* [INSTRUCTION] Everything in the data should be repeated exactly, save for the images.

★ ★ ★ ★ ★

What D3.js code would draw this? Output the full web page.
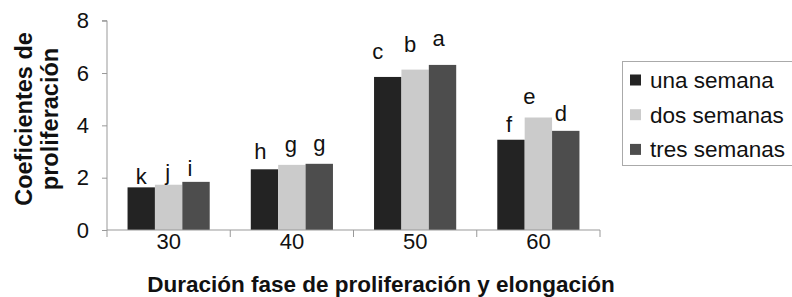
<!DOCTYPE html>
<html><head><meta charset="utf-8">
<script src="https://cdn.jsdelivr.net/npm/d3@7"></script>
<style>
html,body{margin:0;padding:0;background:#fff;}
svg{display:block;font-family:"Liberation Sans",Arial,sans-serif;}
</style></head>
<body>
<svg id="chart" width="792" height="297"></svg>
<script>
const categories = ["30", "40", "50", "60"];
const seriesNames = ["una semana", "dos semanas", "tres semanas"];
const unaSemana = [1.63, 2.32, 5.85, 3.45];
const dosSemanas = [1.73, 2.49, 6.13, 4.30];
const tresSemanas = [1.84, 2.53, 6.31, 3.79];
const letters = [["k","h","c","f"],["j","g","b","e"],["i","g","a","d"]];
const yTicks = [0, 2, 4, 6, 8];

// layout / style (not data)
const colors = ["#232323", "#cbcbcb", "#4d4d4d"];
const labelGap = [[3,10,18,8],[5,13,18,14],[6,13,19,10]];
const labelDx = [[0,-4,-10,-2],[-1,-1,-5,-9],[-6,0,-4,-5]];

const series = [unaSemana, dosSemanas, tresSemanas];
const svg = d3.select("#chart");
const m = {left:107, right:600, top:20.7, bottom:230};

const x0 = d3.scaleBand().domain(categories).range([m.left, m.right])
  .paddingInner(1/3).paddingOuter(1/6);
const x1 = d3.scaleBand().domain(d3.range(3)).range([0, x0.bandwidth()]);
const y = d3.scaleLinear().domain([0, 8]).range([m.bottom, m.top]);

// bars
series.forEach((vals, s) => {
  svg.append("g").selectAll("rect").data(vals).join("rect")
    .attr("x", (d,i) => x0(categories[i]) + x1(s))
    .attr("y", d => y(d))
    .attr("width", x1.bandwidth())
    .attr("height", d => y(0) - y(d))
    .attr("fill", colors[s]);
  svg.append("g").selectAll("text").data(vals).join("text")
    .attr("x", (d,i) => x0(categories[i]) + x1(s) + x1.bandwidth()/2 + labelDx[s][i])
    .attr("y", (d,i) => y(d) - labelGap[s][i])
    .attr("text-anchor", "middle")
    .attr("font-size", 22)
    .attr("fill", "#111")
    .text((d,i) => letters[s][i]);
});

// y axis
const yAxis = svg.append("g").attr("transform", `translate(${m.left},0)`)
  .call(d3.axisLeft(y).tickValues(yTicks).tickSize(5).tickPadding(13).tickFormat(d3.format("d")));
yAxis.selectAll("line,path").attr("stroke", "#999");
yAxis.select(".domain").attr("d", `M-5,${y(8)}H0V${y(0)}`);
yAxis.selectAll("text").attr("font-size", 22).attr("fill", "#111")
  .attr("font-family", "Liberation Sans, Arial, sans-serif");

// x axis
const xAxis = svg.append("g").attr("transform", `translate(0,${m.bottom})`)
  .call(d3.axisBottom(x0).tickSize(0).tickPadding(3));
xAxis.select(".domain").attr("stroke", "#999").attr("d", `M${m.left},0H${m.right}`);
xAxis.selectAll("text").attr("font-size", 22).attr("fill", "#111")
  .attr("font-family", "Liberation Sans, Arial, sans-serif");
const bounds = [m.left, ...categories.map(c => x0(c) + x0.bandwidth() + x0.step()*x0.paddingInner()/2)];
bounds[bounds.length-1] = m.right;
xAxis.selectAll(".sep").data(bounds).join("line").attr("class","sep")
  .attr("x1", d => d).attr("x2", d => d).attr("y1", 0).attr("y2", 7)
  .attr("stroke", "#999");

// axis titles
const yt = svg.append("text").attr("transform", "translate(32,119) rotate(-90)")
  .attr("text-anchor", "middle").attr("font-weight", "bold").attr("font-size", 23.5).attr("fill", "#111");
yt.append("tspan").attr("x", 0).attr("y", 0).text("Coeficientes de");
yt.append("tspan").attr("x", 0).attr("y", 26).text("proliferación");

svg.append("text").attr("x", 381).attr("y", 292).attr("text-anchor", "middle")
  .attr("font-weight", "bold").attr("font-size", 22.5).attr("fill", "#111")
  .text("Duración fase de proliferación y elongación");

// legend
const lg = svg.append("g");
lg.append("rect").attr("x", 622.5).attr("y", 61.5).attr("width", 180).attr("height", 104)
  .attr("fill", "#fff").attr("stroke", "#aaa");
seriesNames.forEach((n, i) => {
  const cy = 80 + i * 34.7;
  lg.append("rect").attr("x", 630).attr("y", cy - 5.5).attr("width", 11).attr("height", 11).attr("fill", colors[i]);
  lg.append("text").attr("x", 650).attr("y", cy).attr("dy", "0.35em")
    .attr("font-size", 22.5).attr("fill", "#111").text(n);
});
</script>
</body></html>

★ ★ ★ ★ ★

* [REPLY]
What D3.js code would draw this? Output the full web page.
<!DOCTYPE html>
<html><head><meta charset="utf-8">
<script src="https://cdn.jsdelivr.net/npm/d3@7"></script>
<style>
html,body{margin:0;padding:0;background:#fff;}
svg{display:block;font-family:"Liberation Sans",Arial,sans-serif;}
</style></head>
<body>
<svg id="chart" width="792" height="297"></svg>
<script>
const categories = ["30", "40", "50", "60"];
const seriesNames = ["una semana", "dos semanas", "tres semanas"];
const unaSemana = [1.63, 2.32, 5.85, 3.45];
const dosSemanas = [1.73, 2.49, 6.13, 4.30];
const tresSemanas = [1.84, 2.53, 6.31, 3.79];
const letters = [["k","h","c","f"],["j","g","b","e"],["i","g","a","d"]];
const yTicks = [0, 2, 4, 6, 8];

// layout / style (not data)
const colors = ["#232323", "#cbcbcb", "#4d4d4d"];
const labelGap = [[3,10,18,8],[5,13,18,14],[6,13,19,10]];
const labelDx = [[0,-4,-10,-2],[-1,-1,-5,-9],[-6,0,-4,-5]];

const series = [unaSemana, dosSemanas, tresSemanas];
const svg = d3.select("#chart");
const m = {left:107, right:600, top:20.7, bottom:230};

const x0 = d3.scaleBand().domain(categories).range([m.left, m.right])
  .paddingInner(1/3).paddingOuter(1/6);
const x1 = d3.scaleBand().domain(d3.range(3)).range([0, x0.bandwidth()]);
const y = d3.scaleLinear().domain([0, 8]).range([m.bottom, m.top]);

// bars
series.forEach((vals, s) => {
  svg.append("g").selectAll("rect").data(vals).join("rect")
    .attr("x", (d,i) => x0(categories[i]) + x1(s))
    .attr("y", d => y(d))
    .attr("width", x1.bandwidth())
    .attr("height", d => y(0) - y(d))
    .attr("fill", colors[s]);
  svg.append("g").selectAll("text").data(vals).join("text")
    .attr("x", (d,i) => x0(categories[i]) + x1(s) + x1.bandwidth()/2 + labelDx[s][i])
    .attr("y", (d,i) => y(d) - labelGap[s][i])
    .attr("text-anchor", "middle")
    .attr("font-size", 22)
    .attr("fill", "#111")
    .text((d,i) => letters[s][i]);
});

// y axis
const yAxis = svg.append("g").attr("transform", `translate(${m.left},0)`)
  .call(d3.axisLeft(y).tickValues(yTicks).tickSize(5).tickPadding(13).tickFormat(d3.format("d")));
yAxis.selectAll("line,path").attr("stroke", "#999");
yAxis.select(".domain").attr("d", `M-5,${y(8)}H0V${y(0)}`);
yAxis.selectAll("text").attr("font-size", 22).attr("fill", "#111")
  .attr("font-family", "Liberation Sans, Arial, sans-serif");

// x axis
const xAxis = svg.append("g").attr("transform", `translate(0,${m.bottom})`)
  .call(d3.axisBottom(x0).tickSize(0).tickPadding(3));
xAxis.select(".domain").attr("stroke", "#999").attr("d", `M${m.left},0H${m.right}`);
xAxis.selectAll("text").attr("font-size", 22).attr("fill", "#111")
  .attr("font-family", "Liberation Sans, Arial, sans-serif");
const bounds = [m.left, ...categories.map(c => x0(c) + x0.bandwidth() + x0.step()*x0.paddingInner()/2)];
bounds[bounds.length-1] = m.right;
xAxis.selectAll(".sep").data(bounds).join("line").attr("class","sep")
  .attr("x1", d => d).attr("x2", d => d).attr("y1", 0).attr("y2", 7)
  .attr("stroke", "#999");

// axis titles
const yt = svg.append("text").attr("transform", "translate(32,119) rotate(-90)")
  .attr("text-anchor", "middle").attr("font-weight", "bold").attr("font-size", 23.5).attr("fill", "#111");
yt.append("tspan").attr("x", 0).attr("y", 0).text("Coeficientes de");
yt.append("tspan").attr("x", 0).attr("y", 26).text("proliferación");

svg.append("text").attr("x", 381).attr("y", 292).attr("text-anchor", "middle")
  .attr("font-weight", "bold").attr("font-size", 22.5).attr("fill", "#111")
  .text("Duración fase de proliferación y elongación");

// legend
const lg = svg.append("g");
lg.append("rect").attr("x", 622.5).attr("y", 61.5).attr("width", 180).attr("height", 104)
  .attr("fill", "#fff").attr("stroke", "#aaa");
seriesNames.forEach((n, i) => {
  const cy = 80 + i * 34.7;
  lg.append("rect").attr("x", 630).attr("y", cy - 5.5).attr("width", 11).attr("height", 11).attr("fill", colors[i]);
  lg.append("text").attr("x", 650).attr("y", cy).attr("dy", "0.35em")
    .attr("font-size", 22.5).attr("fill", "#111").text(n);
});
</script>
</body></html>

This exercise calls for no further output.